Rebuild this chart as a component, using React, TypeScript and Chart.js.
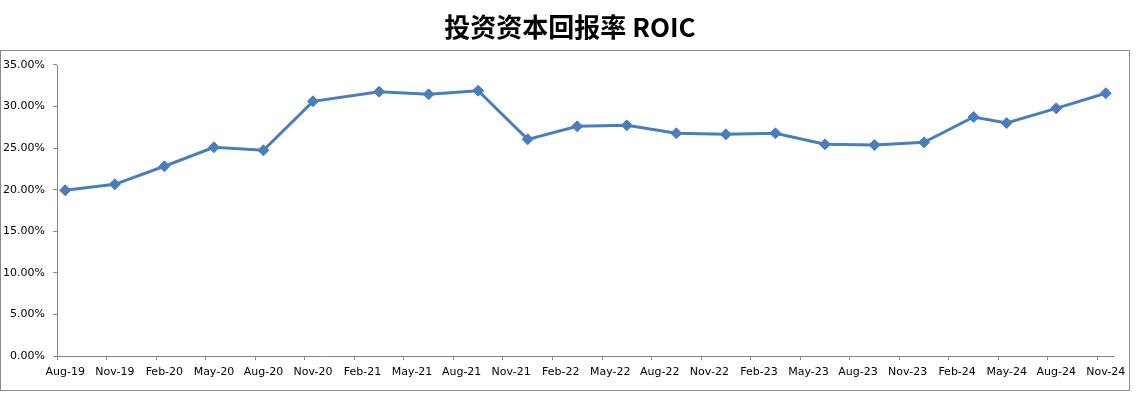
import React, { useEffect, useRef } from "react";
import { Chart, registerables } from "chart.js";

Chart.register(...registerables);

const chartTitle = "投资资本回报率 ROIC";

// x-axis tick labels (quarterly, Excel date axis with month base unit)
const xTickLabels = [
  "Aug-19", "Nov-19", "Feb-20", "May-20", "Aug-20", "Nov-20", "Feb-21", "May-21",
  "Aug-21", "Nov-21", "Feb-22", "May-22", "Aug-22", "Nov-22", "Feb-23", "May-23",
  "Aug-23", "Nov-23", "Feb-24", "May-24", "Aug-24", "Nov-24",
];

const yTickLabels = ["0.00%", "5.00%", "10.00%", "15.00%", "20.00%", "25.00%", "30.00%", "35.00%"];

// data periods (year, month) and ROIC values in %
const periods = [
  "2019-08", "2019-11", "2020-02", "2020-05", "2020-08", "2020-11", "2021-03", "2021-06",
  "2021-09", "2021-12", "2022-03", "2022-06", "2022-09", "2022-12", "2023-03", "2023-06",
  "2023-09", "2023-12", "2024-03", "2024-05", "2024-08", "2024-11",
];

const roicValues = [
  19.93, 20.65, 22.82, 25.1, 24.74, 30.63, 31.79, 31.47,
  31.91, 26.06, 27.62, 27.74, 26.78, 26.66, 26.78, 25.46,
  25.38, 25.7, 28.75, 28.02, 29.79, 31.6,
];

const axisStart = "2019-08";
const axisMonths = 64;

function monthIndex(p: string): number {
  const [y, m] = p.split("-").map(Number);
  const [y0, m0] = axisStart.split("-").map(Number);
  return (y - y0) * 12 + (m - m0);
}

const frameAndTitlePlugin = {
  id: "frameAndTitle",
  beforeDraw(chart: any) {
    const ctx = chart.ctx;
    ctx.save();
    ctx.fillStyle = "#ffffff";
    ctx.fillRect(0, 0, chart.width, chart.height);
    ctx.strokeStyle = "#8a8a8a";
    ctx.lineWidth = 1;
    ctx.strokeRect(0.5, 50.5, 1129, 340);
    ctx.fillStyle = "#000000";
    ctx.font = "bold 26px 'Noto Sans CJK SC', 'Noto Sans'";
    ctx.textAlign = "center";
    ctx.textBaseline = "middle";
    ctx.fillText(chartTitle, 570, 27);
    ctx.restore();
  },
};

export default function App() {
  const ref = useRef<HTMLCanvasElement | null>(null);

  useEffect(() => {
    if (!ref.current) return;
    const data = periods.map((p, i) => ({ x: monthIndex(p) + 0.5, y: roicValues[i] / 100 }));
    const xTickValues = xTickLabels.map((_, i) => i * 3);
    const yTickValues = yTickLabels.map((_, i) => i * 0.05);
    const chart = new Chart(ref.current, {
      type: "line",
      data: {
        datasets: [
          {
            label: "ROIC",
            data,
            borderColor: "#4a7ebb",
            backgroundColor: "#4a7ebb",
            borderWidth: 3,
            tension: 0,
            pointStyle: "rectRot",
            pointRadius: 5.5,
            pointBorderWidth: 1,
            pointBackgroundColor: "#4a7ebb",
            pointBorderColor: "#4a7ebb",
          },
        ],
      },
      options: {
        animation: false,
        responsive: false,
        layout: { padding: { top: 65, left: 0, right: 31, bottom: 13 } },
        plugins: {
          legend: { display: false },
          tooltip: { enabled: false },
          title: { display: false },
        },
        scales: {
          x: {
            type: "linear",
            min: 0,
            max: axisMonths,
            afterBuildTicks: (scale: any) => {
              scale.ticks = xTickValues.map((v) => ({ value: v }));
            },
            afterFit: (scale: any) => {
              scale.height = 30;
            },
            ticks: {
              autoSkip: false,
              maxRotation: 0,
              minRotation: 0,
              labelOffset: 8.26,
              padding: 6,
              color: "#000000",
              font: { family: "'DejaVu Sans'", size: 11 },
              callback: (_v: any, i: number) => xTickLabels[i],
            },
            grid: { display: true, drawOnChartArea: false, drawTicks: true, tickLength: 4, color: "#868686" },
            border: { display: true, color: "#868686", width: 1 },
          },
          y: {
            type: "linear",
            min: 0,
            max: 0.35,
            afterBuildTicks: (scale: any) => {
              scale.ticks = yTickValues.map((v) => ({ value: v }));
            },
            afterFit: (scale: any) => {
              scale.width = 57;
            },
            ticks: {
              padding: 8,
              color: "#000000",
              font: { family: "'DejaVu Sans'", size: 11 },
              callback: (_v: any, i: number) => yTickLabels[i],
            },
            grid: { display: true, drawOnChartArea: false, drawTicks: true, tickLength: 4, color: "#868686" },
            border: { display: true, color: "#868686", width: 1 },
          },
        },
      },
      plugins: [frameAndTitlePlugin],
    } as any);
    return () => chart.destroy();
  }, []);

  return (
    <div style={{ position: "absolute", left: 0, top: 0, width: 1145, height: 399 }}>
      <canvas ref={ref} width={1145} height={399} />
    </div>
  );
}
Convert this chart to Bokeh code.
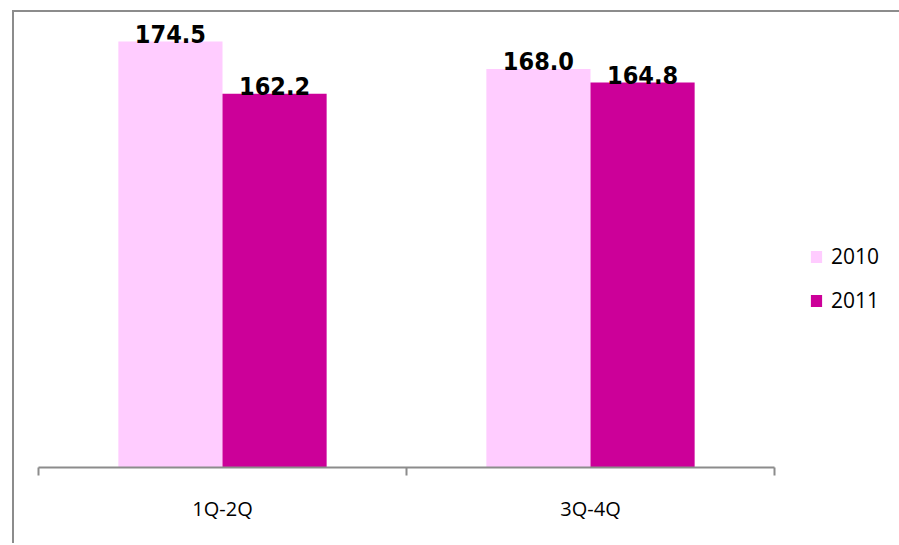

**Set task**.
Exactly reproduce the entries above, minus the pictures.

**Result for this task**.
Rebuild this chart as a component, using React, TypeScript and Chart.js.
import React, { useEffect, useRef } from "react";
import { Chart, registerables } from "chart.js";

Chart.register(...registerables);

const chartTitle = "投资资本回报率 ROIC";

// x-axis tick labels (quarterly, Excel date axis with month base unit)
const xTickLabels = [
  "Aug-19", "Nov-19", "Feb-20", "May-20", "Aug-20", "Nov-20", "Feb-21", "May-21",
  "Aug-21", "Nov-21", "Feb-22", "May-22", "Aug-22", "Nov-22", "Feb-23", "May-23",
  "Aug-23", "Nov-23", "Feb-24", "May-24", "Aug-24", "Nov-24",
];

const yTickLabels = ["0.00%", "5.00%", "10.00%", "15.00%", "20.00%", "25.00%", "30.00%", "35.00%"];

// data periods (year, month) and ROIC values in %
const periods = [
  "2019-08", "2019-11", "2020-02", "2020-05", "2020-08", "2020-11", "2021-03", "2021-06",
  "2021-09", "2021-12", "2022-03", "2022-06", "2022-09", "2022-12", "2023-03", "2023-06",
  "2023-09", "2023-12", "2024-03", "2024-05", "2024-08", "2024-11",
];

const roicValues = [
  19.93, 20.65, 22.82, 25.1, 24.74, 30.63, 31.79, 31.47,
  31.91, 26.06, 27.62, 27.74, 26.78, 26.66, 26.78, 25.46,
  25.38, 25.7, 28.75, 28.02, 29.79, 31.6,
];

const axisStart = "2019-08";
const axisMonths = 64;

function monthIndex(p: string): number {
  const [y, m] = p.split("-").map(Number);
  const [y0, m0] = axisStart.split("-").map(Number);
  return (y - y0) * 12 + (m - m0);
}

const frameAndTitlePlugin = {
  id: "frameAndTitle",
  beforeDraw(chart: any) {
    const ctx = chart.ctx;
    ctx.save();
    ctx.fillStyle = "#ffffff";
    ctx.fillRect(0, 0, chart.width, chart.height);
    ctx.strokeStyle = "#8a8a8a";
    ctx.lineWidth = 1;
    ctx.strokeRect(0.5, 50.5, 1129, 340);
    ctx.fillStyle = "#000000";
    ctx.font = "bold 26px 'Noto Sans CJK SC', 'Noto Sans'";
    ctx.textAlign = "center";
    ctx.textBaseline = "middle";
    ctx.fillText(chartTitle, 570, 27);
    ctx.restore();
  },
};

export default function App() {
  const ref = useRef<HTMLCanvasElement | null>(null);

  useEffect(() => {
    if (!ref.current) return;
    const data = periods.map((p, i) => ({ x: monthIndex(p) + 0.5, y: roicValues[i] / 100 }));
    const xTickValues = xTickLabels.map((_, i) => i * 3);
    const yTickValues = yTickLabels.map((_, i) => i * 0.05);
    const chart = new Chart(ref.current, {
      type: "line",
      data: {
        datasets: [
          {
            label: "ROIC",
            data,
            borderColor: "#4a7ebb",
            backgroundColor: "#4a7ebb",
            borderWidth: 3,
            tension: 0,
            pointStyle: "rectRot",
            pointRadius: 5.5,
            pointBorderWidth: 1,
            pointBackgroundColor: "#4a7ebb",
            pointBorderColor: "#4a7ebb",
          },
        ],
      },
      options: {
        animation: false,
        responsive: false,
        layout: { padding: { top: 65, left: 0, right: 31, bottom: 13 } },
        plugins: {
          legend: { display: false },
          tooltip: { enabled: false },
          title: { display: false },
        },
        scales: {
          x: {
            type: "linear",
            min: 0,
            max: axisMonths,
            afterBuildTicks: (scale: any) => {
              scale.ticks = xTickValues.map((v) => ({ value: v }));
            },
            afterFit: (scale: any) => {
              scale.height = 30;
            },
            ticks: {
              autoSkip: false,
              maxRotation: 0,
              minRotation: 0,
              labelOffset: 8.26,
              padding: 6,
              color: "#000000",
              font: { family: "'DejaVu Sans'", size: 11 },
              callback: (_v: any, i: number) => xTickLabels[i],
            },
            grid: { display: true, drawOnChartArea: false, drawTicks: true, tickLength: 4, color: "#868686" },
            border: { display: true, color: "#868686", width: 1 },
          },
          y: {
            type: "linear",
            min: 0,
            max: 0.35,
            afterBuildTicks: (scale: any) => {
              scale.ticks = yTickValues.map((v) => ({ value: v }));
            },
            afterFit: (scale: any) => {
              scale.width = 57;
            },
            ticks: {
              padding: 8,
              color: "#000000",
              font: { family: "'DejaVu Sans'", size: 11 },
              callback: (_v: any, i: number) => yTickLabels[i],
            },
            grid: { display: true, drawOnChartArea: false, drawTicks: true, tickLength: 4, color: "#868686" },
            border: { display: true, color: "#868686", width: 1 },
          },
        },
      },
      plugins: [frameAndTitlePlugin],
    } as any);
    return () => chart.destroy();
  }, []);

  return (
    <div style={{ position: "absolute", left: 0, top: 0, width: 1145, height: 399 }}>
      <canvas ref={ref} width={1145} height={399} />
    </div>
  );
}
Convert this chart to Bokeh code.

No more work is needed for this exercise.